The BBC writes about the skills shortage in the Games Industry:
The games industry says British universities are failing to equip graduates with the skills it needs. The warning comes from the industry campaign group “Games Up?”, which says games developers in Britain are facing a serious skills shortage. The lobby group says there are now 81 video games degree courses at British universities. But only four are accredited by Skillset, the government body which monitors such courses.
The courses available would be a factor but do you need a degree to be an ace in anything?
I don’t think so. I think the Games Lobby could work to reduce the cost of entry to the gaming market. For instance, the cost of a development kit for the Sony Playstation Portable is £50,000 for hardware alone and an extra £5,000 per person for the tools. Additional software like Renderman might add thousands more to the tally and this is all before you figure in salaries.[1]
This barrier to entry is not insignificant. If hackers in the home cannot work on these things, if universities cannot afford these costs or if students can’t work on them part time, then they are not going to develop the skills to compete in this marketplace.
Microsoft has given some lip service to this criticism with the XNA Game Studio Express. For $99 a year, you can transport code onto your XBox 360. This isn’t going to be the same as a full developer kit (I mean, you’re not going to cloning Halo 3 with it) but I know of some people who have been hired based on the quality of their XNA Community contributions. Reading the specifications, it really provides an interesting alternative.
That said, the market can be extremely profitable. While an edge case, Halo 3 cost around $50 million to develop but took in $170 million in sales on the first day. Compare this to Pacman – Atari spent around $100,000 to develop for the Video Computer System but made $300 Million back. costs of development are undoubtedly spiralling.
It’s not all doom and gloom. Nintendo hopes to offer development kits for as little as £1732 per developer and Sony does offer development kits to some schools and colleges at a cut price.
I think that Android and the iPhone will start to pave the way here – they offer free development kits, the iPhone offers hardware in excess of the PSP or Nintendo DS Lite (and presumably shipping Android hardware will be comparable) and they’ll make it really easy to buy and download new software (as we’ve seen already with iPhone).
It will be up to educators, lobbyists, interested civil servants and enterpreneurs to bridge this gap.
[1] Source: The Northern Ireland Digital Content Strategy (InvestNI)
81? I wasn’t even aware there was 1 computer game degree offered in the UK. Imagine a course to prepare you to become an EA slave 😉
I’m shocked that having an A-level in Maths is putting folks off as it seemed a necessity a decade ago if you wanted to go on to do anything technical. My peers who went on to become doctors, vets etc had it worse: they all had to do Maths and the 3 sciences!

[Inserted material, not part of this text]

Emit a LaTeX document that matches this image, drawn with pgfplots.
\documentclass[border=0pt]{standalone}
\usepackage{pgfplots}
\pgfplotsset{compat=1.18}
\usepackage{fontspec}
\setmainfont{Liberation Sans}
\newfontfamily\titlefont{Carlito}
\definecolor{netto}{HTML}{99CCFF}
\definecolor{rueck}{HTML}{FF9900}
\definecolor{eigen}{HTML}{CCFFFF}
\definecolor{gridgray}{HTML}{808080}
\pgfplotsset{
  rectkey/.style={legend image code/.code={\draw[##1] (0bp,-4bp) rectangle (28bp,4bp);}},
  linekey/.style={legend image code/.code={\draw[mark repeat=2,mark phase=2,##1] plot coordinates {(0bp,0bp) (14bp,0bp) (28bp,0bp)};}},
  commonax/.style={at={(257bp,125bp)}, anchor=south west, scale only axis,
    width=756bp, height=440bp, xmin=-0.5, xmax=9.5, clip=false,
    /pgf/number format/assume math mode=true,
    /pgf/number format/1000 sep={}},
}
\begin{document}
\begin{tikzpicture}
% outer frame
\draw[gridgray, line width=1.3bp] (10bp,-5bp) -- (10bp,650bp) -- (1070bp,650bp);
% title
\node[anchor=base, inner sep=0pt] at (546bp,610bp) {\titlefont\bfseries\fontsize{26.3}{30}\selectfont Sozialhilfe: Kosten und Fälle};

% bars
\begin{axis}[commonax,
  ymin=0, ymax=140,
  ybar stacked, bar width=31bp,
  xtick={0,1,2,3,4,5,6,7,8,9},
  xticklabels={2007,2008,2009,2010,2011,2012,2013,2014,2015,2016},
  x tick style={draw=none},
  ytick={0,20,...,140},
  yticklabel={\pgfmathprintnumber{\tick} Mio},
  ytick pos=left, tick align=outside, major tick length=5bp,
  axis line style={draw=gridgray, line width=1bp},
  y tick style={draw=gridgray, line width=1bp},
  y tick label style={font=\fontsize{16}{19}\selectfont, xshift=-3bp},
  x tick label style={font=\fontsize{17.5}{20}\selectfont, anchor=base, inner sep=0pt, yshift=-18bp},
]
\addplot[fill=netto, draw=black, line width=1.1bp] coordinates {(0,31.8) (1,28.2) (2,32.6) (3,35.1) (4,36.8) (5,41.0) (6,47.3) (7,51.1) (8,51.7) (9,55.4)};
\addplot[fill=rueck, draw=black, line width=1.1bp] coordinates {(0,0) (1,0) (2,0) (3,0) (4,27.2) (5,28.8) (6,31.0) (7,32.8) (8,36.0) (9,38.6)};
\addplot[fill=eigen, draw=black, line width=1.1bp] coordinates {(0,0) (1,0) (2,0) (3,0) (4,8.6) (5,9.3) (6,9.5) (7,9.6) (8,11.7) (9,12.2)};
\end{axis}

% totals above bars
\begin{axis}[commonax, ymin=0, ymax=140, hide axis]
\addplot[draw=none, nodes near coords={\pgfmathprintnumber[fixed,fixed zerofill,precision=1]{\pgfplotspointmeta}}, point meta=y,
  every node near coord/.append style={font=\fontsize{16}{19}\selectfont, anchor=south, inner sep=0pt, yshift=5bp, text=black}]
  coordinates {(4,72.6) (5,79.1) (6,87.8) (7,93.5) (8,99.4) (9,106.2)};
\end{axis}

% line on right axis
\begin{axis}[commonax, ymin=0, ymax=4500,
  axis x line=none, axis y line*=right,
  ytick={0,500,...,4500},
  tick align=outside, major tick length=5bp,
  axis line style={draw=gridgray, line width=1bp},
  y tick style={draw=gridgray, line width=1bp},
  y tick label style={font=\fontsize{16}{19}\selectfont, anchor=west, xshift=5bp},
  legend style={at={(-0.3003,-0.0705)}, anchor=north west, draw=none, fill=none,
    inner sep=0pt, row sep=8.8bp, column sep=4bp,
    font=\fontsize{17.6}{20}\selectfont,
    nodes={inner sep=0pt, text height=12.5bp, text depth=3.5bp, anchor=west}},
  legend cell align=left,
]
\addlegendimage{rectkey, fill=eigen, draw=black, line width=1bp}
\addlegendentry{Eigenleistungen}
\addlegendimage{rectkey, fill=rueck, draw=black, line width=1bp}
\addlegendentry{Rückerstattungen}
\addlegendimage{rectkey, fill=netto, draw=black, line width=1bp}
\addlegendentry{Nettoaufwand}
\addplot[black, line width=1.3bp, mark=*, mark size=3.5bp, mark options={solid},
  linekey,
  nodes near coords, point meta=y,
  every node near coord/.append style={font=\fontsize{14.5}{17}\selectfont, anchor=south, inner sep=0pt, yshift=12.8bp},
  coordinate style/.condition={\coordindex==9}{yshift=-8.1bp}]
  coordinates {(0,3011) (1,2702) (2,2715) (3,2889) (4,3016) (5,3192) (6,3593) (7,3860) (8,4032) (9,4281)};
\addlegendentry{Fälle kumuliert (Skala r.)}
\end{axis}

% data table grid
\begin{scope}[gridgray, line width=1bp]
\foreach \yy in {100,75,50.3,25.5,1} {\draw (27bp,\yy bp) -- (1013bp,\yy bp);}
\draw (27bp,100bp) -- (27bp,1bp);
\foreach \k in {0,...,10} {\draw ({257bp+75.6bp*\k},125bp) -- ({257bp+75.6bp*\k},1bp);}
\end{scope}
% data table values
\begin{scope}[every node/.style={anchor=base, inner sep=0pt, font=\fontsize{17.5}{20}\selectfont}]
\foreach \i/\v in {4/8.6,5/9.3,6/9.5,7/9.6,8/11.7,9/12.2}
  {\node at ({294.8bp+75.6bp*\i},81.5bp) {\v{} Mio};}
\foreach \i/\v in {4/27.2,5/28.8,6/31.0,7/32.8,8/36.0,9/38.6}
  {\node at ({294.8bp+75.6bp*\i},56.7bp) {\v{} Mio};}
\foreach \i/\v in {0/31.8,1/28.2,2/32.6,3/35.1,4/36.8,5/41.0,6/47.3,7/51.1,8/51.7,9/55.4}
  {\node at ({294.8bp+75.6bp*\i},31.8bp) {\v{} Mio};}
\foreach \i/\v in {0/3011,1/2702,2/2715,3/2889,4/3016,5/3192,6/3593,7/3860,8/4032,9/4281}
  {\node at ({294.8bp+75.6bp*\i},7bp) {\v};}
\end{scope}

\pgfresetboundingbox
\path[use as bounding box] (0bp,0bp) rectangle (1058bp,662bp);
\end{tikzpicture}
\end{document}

They’ve offered ‘game related’ degree material at QUB and UU for ages.
Computer Games Design and Development, QUB
Requirements: BBB including Maths or Physics.
It actually looks really interesting. They use the XNA toolkit.
BSc Hons Computing (Digital Games Development) with DIS, UU Coleraine
Again it uses XNA.
BEng Hons Computer Games Development, UU Magee
BSc Hons Multimedia Computer Games, UU Magee
See, games training alive and well in Nor’n Ireland
Good points about iPhone and Android SDKs!
In my day it was only Computer Science or Business & Information Technology from what I can remember.
I wish I still had my code for “Mortal Pong” – the market is just crying out for a cross between a beat ’em up and a tennis simulation!
I’d say that’s an untapped market for sure.
Write it! I wanna play it!
Eat chainsaw, Pete Sampras!
Ah, relive the 80s playing as Bjorn Borg! And his razor-tipped raquets!